Commentary

Disability Insurance Must Be Restructured to Protect Vulnerable, Incentivize the Fit

Jobs lost during the recent recession caused a deluge of applications to the Social Security Disability Insurance program — more than 6 million each year in 2009 and 2010 — and threw into relief the fact that the SSDI program is structurally unsound.

The current applications surge will accelerate the exhaustion of SSDI’s trust fund and will force Congress to have to choose among two unpalatable options — increase SSDI payroll taxes or reduce benefit allowance rates.

But that is not enough. If the particularly vulnerable population the SSDI is designed to serve is to be protected, while preserving incentives to work, the program has to be radically restructured.

Why Get A Job?
Even in normal economic times, those with marginally physical or mental impairments apply in the hope of acquiring disabled status under SSDI. Among those already receiving SSDI benefits, the incentive to return to the work force is very poor.

Revealing one’s ability to work, especially if it’s in a low-paid occupation, could cause permanent loss of SSDI benefits. Strong work disincentives under SSDI result from its eligibility standard that guides benefit awards: an inability to engage in substantial gainful activity for 12 months or more.

Professors David Autor of Massachusetts Institute of Technology and Mark Duggan of the University of Maryland recently proposed reforming SSDI to solve its twin problems of impending fiscal shortfalls and poor employment incentives.

They propose a new “front-end” universal program of private disability insurance (PDI) paid for out of a new payroll tax to be shared by employers and employees. PDI would provide employment supports to disabled workers with a view of keeping them on the job. It would also provide new subsidies to employers to retain disabled workers on the job.

Under their reform, applications to SSDI by those with disabilities but who could continue working with assistive technologies would be statutorily delayed by 22 months, during which time they would continue to receive PDI’s employment supports.

Applications for SSDI benefits by workers with serious disabilities — who obviously cannot continue to work — would be permitted as before. Indeed, in all likelihood, the seriously disabled would begin receiving benefits quickly through SSDI’s Compassionate Allowances program. For others, current SSDI would become the “back end” of a three-part system of disability insurance.

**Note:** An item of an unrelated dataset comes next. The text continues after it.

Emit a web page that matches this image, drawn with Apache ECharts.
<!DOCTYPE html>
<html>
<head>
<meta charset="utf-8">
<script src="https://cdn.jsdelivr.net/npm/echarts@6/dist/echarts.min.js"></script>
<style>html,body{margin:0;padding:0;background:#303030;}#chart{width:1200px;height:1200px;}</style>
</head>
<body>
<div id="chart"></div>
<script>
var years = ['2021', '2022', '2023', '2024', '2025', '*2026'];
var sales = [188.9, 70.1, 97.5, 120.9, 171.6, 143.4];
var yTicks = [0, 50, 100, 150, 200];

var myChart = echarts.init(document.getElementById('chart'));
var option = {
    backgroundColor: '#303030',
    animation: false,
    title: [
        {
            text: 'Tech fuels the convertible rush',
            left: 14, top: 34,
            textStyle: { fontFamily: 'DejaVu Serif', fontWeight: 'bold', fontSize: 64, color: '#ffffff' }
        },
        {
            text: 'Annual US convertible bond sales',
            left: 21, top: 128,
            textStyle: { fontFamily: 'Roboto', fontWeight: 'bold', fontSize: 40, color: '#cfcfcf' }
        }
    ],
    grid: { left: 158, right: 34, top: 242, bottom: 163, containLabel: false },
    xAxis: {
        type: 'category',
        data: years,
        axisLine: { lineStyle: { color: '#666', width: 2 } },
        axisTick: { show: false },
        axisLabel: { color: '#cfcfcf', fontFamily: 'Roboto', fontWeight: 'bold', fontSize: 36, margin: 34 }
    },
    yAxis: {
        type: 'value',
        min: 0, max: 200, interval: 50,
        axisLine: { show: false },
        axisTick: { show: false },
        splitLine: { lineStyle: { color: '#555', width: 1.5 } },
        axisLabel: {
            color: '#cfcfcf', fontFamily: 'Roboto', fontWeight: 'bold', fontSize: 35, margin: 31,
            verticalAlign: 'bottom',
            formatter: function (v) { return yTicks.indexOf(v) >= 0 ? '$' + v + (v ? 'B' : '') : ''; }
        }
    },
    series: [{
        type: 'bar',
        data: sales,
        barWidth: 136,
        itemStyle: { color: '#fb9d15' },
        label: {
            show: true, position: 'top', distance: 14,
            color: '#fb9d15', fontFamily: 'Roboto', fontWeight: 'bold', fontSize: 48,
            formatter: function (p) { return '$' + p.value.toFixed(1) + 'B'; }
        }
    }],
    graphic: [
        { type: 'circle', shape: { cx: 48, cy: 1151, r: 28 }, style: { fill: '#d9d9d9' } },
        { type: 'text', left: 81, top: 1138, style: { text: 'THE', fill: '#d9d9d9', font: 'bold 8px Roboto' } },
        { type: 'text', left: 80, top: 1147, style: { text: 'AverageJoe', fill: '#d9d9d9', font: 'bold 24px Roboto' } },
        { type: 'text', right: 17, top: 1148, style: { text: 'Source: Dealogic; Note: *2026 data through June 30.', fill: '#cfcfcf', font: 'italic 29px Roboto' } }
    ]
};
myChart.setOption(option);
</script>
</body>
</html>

Autor and Duggan estimate the annual cost of implementing PDI at $150 and $250 per year per worker. They expect PDI to reduce the number of SSDI applications. The more volatile job-market process for the disabled — because of their lower productivity, they tend to be laid-off first and hired last over the course of business cycles — implies volatility in applications to SSDI.

Potentially filtering out frivolous applications under a PDI program would reduce volatility of SSDI applications during recessions and reduce the program’s denial rate. In addition, a smaller caseload would reduce waiting times for adjudicating legitimate claims and reduce the program’s overall costs.

Indeed, Autor and Duggan suggest that a substantial amount of the cost of implementing PDI would be recovered through SSDI cost savings.

Costs In Time And Money
Nevertheless, workers and disability advocates are unlikely to support the Autor-Duggan proposal. It involves, they would argue, larger upfront costs and much longer delays in qualifying for SSDI benefits.

Apart from discouraging frivolous applications, mandatory delays may also discourage deserving candidates from applying, and decisions about initial employment supports would be made by private, profit-driven insurance firms, potentially, resulting in unfair benefit denials.

In addition, although the authors estimate the cost of PDI to be small relative to annual SSDI payroll taxes (for a lifetime median wage-earner), they do not include the taxpayer cost of employer incentives to retain disabled workers. Those subsidies may work during normal economic times, but not during recessions when the compensation of disabled workers (net of the subsidies) considerably exceeds their productivity.

Flood Of Applicants
On the other hand, PDI might attract so many new applicants — including from among those currently employed — that sizable cost savings to SSDI may never materialize. In that case, PDI would just become another new pay-go financed entitlement program of employment supports without any commensurate gains in employment or productivity.

If, indeed, this approach could save SSDI costs by as much as the PDI proponents contend, an application delay with employment supports for appropriate candidates — conditional on labor-force attachment and demonstration that employment supports are essential — could be integrated into the current SSDI program itself — an employment-conditioned disability “front-end.” This way, any cost savings would accrue immediately and directly to SSDI.

The available policy options are:

• Increase payroll taxes to pay for SSDI’s unfunded costs.
• Create a new PDI entitlement with continuation of the current poorly structured SSDI program.
• Or reform SSDI directly to improve work incentives and potentially make the program financially more secure.

Introducing a mandatory application delay with employment supports where appropriate within SSDI would avoid many of the Autor-Duggan proposal’s shortcomings and help to increase independence and self-sufficiency among many of tomorrow’s persons with disabilities.

Jagadeesh Gokhale is senior fellow at the Cato Institute and a member of the Social Security Advisory Board.